The copy must start at the line that contains "What React, TypeScript" and finish at the line that contains "80, 90, 100];", reproducing each line exactly. Any picture in that span is omitted.

◆ Material supplied:
+---+

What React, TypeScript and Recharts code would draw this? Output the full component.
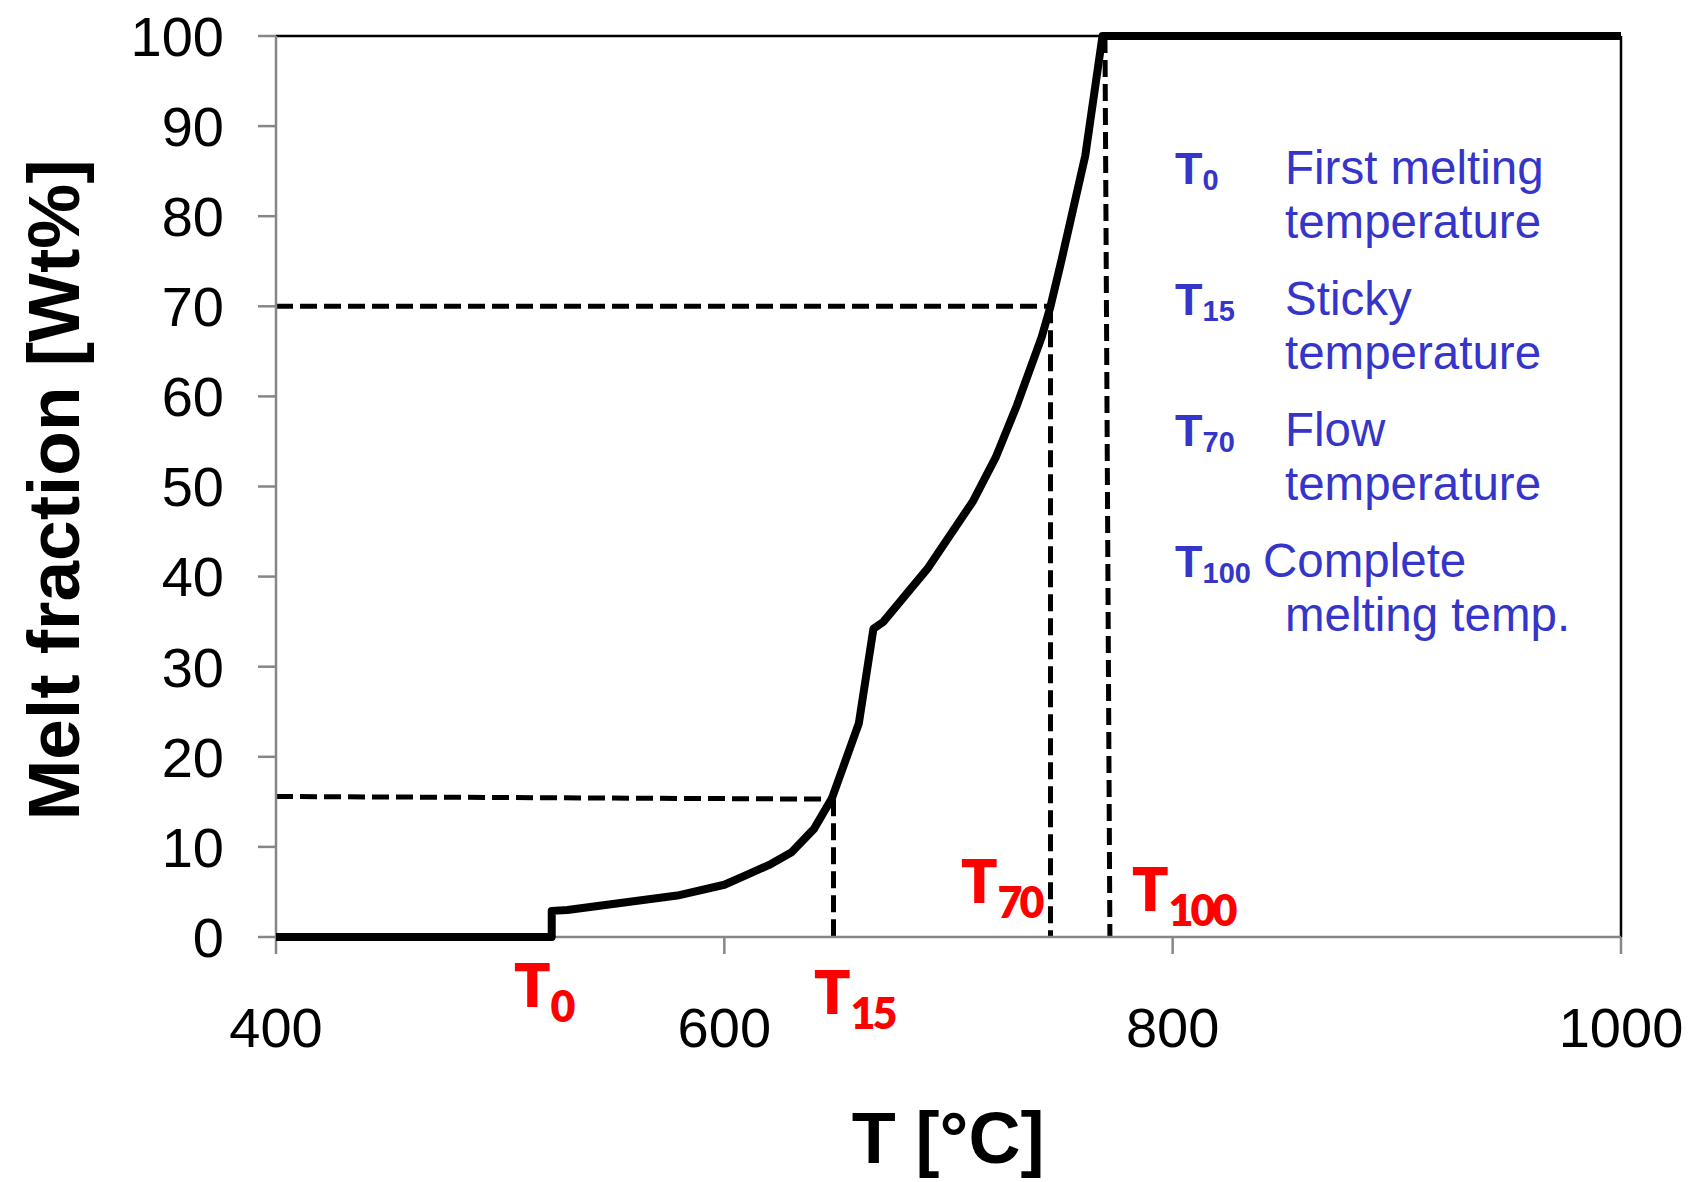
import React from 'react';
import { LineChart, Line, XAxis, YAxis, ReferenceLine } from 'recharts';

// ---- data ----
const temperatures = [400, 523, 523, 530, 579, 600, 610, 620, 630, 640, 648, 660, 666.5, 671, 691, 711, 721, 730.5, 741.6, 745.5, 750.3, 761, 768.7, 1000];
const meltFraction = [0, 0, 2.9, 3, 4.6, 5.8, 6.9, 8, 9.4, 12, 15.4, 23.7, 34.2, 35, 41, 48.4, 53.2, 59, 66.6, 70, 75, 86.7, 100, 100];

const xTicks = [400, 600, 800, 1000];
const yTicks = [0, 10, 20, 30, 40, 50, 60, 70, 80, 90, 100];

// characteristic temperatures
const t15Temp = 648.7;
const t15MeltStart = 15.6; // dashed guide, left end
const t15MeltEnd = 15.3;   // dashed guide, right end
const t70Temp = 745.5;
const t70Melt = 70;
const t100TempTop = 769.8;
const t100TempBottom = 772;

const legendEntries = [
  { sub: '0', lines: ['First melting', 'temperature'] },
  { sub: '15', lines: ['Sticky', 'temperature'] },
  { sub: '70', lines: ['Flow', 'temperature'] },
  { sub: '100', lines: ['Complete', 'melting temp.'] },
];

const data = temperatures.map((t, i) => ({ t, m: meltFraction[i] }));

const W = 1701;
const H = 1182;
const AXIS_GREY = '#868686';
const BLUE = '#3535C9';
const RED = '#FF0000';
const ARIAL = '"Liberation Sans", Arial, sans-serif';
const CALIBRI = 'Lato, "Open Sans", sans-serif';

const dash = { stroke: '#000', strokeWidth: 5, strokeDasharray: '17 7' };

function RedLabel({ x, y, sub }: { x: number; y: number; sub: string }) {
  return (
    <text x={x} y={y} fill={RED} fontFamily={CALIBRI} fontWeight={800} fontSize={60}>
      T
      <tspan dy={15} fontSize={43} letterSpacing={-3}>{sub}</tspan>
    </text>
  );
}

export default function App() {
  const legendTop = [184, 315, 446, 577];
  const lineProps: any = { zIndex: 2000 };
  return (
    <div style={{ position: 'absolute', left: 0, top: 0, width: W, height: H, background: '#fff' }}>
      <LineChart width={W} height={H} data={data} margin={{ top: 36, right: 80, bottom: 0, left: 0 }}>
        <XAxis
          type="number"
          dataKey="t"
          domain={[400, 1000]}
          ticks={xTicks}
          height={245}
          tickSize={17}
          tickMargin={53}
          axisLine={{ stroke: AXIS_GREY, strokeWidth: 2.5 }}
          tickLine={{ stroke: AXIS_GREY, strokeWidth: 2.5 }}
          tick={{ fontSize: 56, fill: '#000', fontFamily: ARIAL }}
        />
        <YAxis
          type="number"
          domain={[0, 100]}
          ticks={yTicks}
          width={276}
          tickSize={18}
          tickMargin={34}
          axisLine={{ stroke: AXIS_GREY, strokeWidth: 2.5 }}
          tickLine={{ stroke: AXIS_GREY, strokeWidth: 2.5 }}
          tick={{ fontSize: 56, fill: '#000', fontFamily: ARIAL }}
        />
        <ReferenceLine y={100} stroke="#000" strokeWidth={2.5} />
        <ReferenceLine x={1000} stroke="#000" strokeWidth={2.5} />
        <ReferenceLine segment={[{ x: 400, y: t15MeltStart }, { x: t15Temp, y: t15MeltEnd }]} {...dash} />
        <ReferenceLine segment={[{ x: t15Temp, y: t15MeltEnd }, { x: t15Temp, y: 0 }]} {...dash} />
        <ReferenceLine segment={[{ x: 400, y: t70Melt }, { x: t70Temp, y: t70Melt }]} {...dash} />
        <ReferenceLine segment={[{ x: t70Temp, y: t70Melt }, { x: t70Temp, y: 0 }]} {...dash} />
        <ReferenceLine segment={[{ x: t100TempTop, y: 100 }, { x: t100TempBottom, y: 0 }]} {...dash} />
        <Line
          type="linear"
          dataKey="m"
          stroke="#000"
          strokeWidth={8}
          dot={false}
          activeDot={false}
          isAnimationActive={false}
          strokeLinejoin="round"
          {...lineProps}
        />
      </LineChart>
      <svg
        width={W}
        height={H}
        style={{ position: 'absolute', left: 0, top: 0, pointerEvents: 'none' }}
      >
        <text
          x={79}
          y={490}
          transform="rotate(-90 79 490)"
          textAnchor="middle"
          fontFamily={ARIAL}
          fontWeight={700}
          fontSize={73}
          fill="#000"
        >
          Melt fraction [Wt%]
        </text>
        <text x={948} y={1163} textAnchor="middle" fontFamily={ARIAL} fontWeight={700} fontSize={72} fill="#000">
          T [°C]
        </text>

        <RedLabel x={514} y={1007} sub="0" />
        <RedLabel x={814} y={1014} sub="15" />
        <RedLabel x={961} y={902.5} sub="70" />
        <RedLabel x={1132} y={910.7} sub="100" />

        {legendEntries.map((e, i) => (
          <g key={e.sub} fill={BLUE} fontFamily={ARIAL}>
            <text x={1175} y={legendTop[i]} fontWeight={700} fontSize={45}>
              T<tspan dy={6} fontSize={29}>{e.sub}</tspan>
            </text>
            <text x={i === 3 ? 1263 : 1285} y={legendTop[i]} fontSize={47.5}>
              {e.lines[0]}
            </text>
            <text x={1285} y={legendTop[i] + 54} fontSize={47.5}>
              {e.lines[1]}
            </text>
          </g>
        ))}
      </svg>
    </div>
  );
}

+---+

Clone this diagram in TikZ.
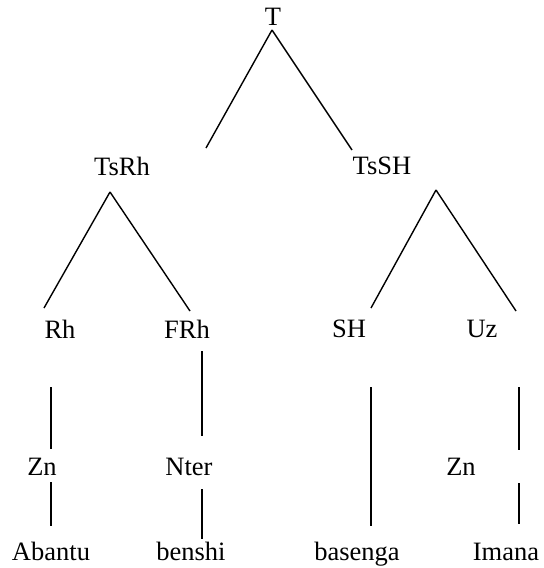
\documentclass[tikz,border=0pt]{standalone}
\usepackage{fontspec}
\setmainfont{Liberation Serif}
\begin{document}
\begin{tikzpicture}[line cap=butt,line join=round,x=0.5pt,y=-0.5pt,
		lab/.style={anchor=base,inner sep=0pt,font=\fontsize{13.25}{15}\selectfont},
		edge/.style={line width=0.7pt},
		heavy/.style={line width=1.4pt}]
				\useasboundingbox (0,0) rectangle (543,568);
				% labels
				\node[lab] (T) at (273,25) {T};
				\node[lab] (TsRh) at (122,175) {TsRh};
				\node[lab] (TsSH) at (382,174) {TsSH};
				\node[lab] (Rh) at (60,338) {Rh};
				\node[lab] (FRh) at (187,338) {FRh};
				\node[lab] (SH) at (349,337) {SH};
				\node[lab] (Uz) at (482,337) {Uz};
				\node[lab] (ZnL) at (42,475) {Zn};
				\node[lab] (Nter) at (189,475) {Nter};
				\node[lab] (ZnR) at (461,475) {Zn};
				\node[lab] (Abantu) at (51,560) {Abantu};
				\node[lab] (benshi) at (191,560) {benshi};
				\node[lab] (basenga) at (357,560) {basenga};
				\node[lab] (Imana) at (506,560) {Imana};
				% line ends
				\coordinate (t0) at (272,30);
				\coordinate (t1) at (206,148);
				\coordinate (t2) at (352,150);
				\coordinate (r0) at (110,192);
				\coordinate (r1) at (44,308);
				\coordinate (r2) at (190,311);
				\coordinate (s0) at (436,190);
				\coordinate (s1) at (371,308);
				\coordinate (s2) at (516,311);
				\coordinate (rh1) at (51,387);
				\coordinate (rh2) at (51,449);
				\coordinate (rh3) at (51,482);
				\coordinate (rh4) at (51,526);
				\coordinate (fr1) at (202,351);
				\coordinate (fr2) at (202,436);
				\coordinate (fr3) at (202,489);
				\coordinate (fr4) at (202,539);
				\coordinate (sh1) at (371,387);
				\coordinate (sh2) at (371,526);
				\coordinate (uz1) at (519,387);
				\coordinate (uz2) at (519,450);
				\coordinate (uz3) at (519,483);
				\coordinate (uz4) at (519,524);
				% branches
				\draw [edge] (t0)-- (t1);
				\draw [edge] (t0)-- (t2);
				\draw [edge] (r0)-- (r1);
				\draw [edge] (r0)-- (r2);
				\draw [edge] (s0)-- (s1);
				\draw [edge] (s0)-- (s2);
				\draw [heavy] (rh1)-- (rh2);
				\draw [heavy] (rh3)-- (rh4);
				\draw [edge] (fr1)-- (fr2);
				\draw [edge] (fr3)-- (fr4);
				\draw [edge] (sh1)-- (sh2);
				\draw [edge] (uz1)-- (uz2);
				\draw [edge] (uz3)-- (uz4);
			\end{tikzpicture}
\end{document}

+---+

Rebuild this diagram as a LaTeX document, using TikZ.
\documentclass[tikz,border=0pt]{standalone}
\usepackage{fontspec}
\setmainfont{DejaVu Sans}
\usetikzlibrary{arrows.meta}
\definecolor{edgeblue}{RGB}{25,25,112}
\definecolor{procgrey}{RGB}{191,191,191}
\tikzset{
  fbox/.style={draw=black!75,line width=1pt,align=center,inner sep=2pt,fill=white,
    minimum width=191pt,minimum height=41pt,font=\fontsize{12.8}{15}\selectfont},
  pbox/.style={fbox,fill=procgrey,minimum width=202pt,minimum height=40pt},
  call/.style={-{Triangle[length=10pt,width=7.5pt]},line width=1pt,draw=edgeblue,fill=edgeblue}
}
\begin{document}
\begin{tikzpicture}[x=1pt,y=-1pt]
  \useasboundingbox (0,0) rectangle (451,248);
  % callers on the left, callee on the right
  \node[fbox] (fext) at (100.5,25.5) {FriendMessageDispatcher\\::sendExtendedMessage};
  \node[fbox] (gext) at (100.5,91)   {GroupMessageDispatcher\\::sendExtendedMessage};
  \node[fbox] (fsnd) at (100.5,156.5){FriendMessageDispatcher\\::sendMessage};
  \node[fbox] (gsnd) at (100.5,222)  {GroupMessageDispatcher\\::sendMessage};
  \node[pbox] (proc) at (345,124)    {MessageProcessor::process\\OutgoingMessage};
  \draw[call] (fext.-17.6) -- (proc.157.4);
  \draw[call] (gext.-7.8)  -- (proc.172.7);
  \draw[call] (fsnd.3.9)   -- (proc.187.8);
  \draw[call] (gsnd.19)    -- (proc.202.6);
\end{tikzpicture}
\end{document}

+---+

◆ Solution to the exercise:
What React, TypeScript and Recharts code would draw this? Output the full component.
import React from 'react';
import { LineChart, Line, XAxis, YAxis, ReferenceLine } from 'recharts';

// ---- data ----
const temperatures = [400, 523, 523, 530, 579, 600, 610, 620, 630, 640, 648, 660, 666.5, 671, 691, 711, 721, 730.5, 741.6, 745.5, 750.3, 761, 768.7, 1000];
const meltFraction = [0, 0, 2.9, 3, 4.6, 5.8, 6.9, 8, 9.4, 12, 15.4, 23.7, 34.2, 35, 41, 48.4, 53.2, 59, 66.6, 70, 75, 86.7, 100, 100];

const xTicks = [400, 600, 800, 1000];
const yTicks = [0, 10, 20, 30, 40, 50, 60, 70, 80, 90, 100];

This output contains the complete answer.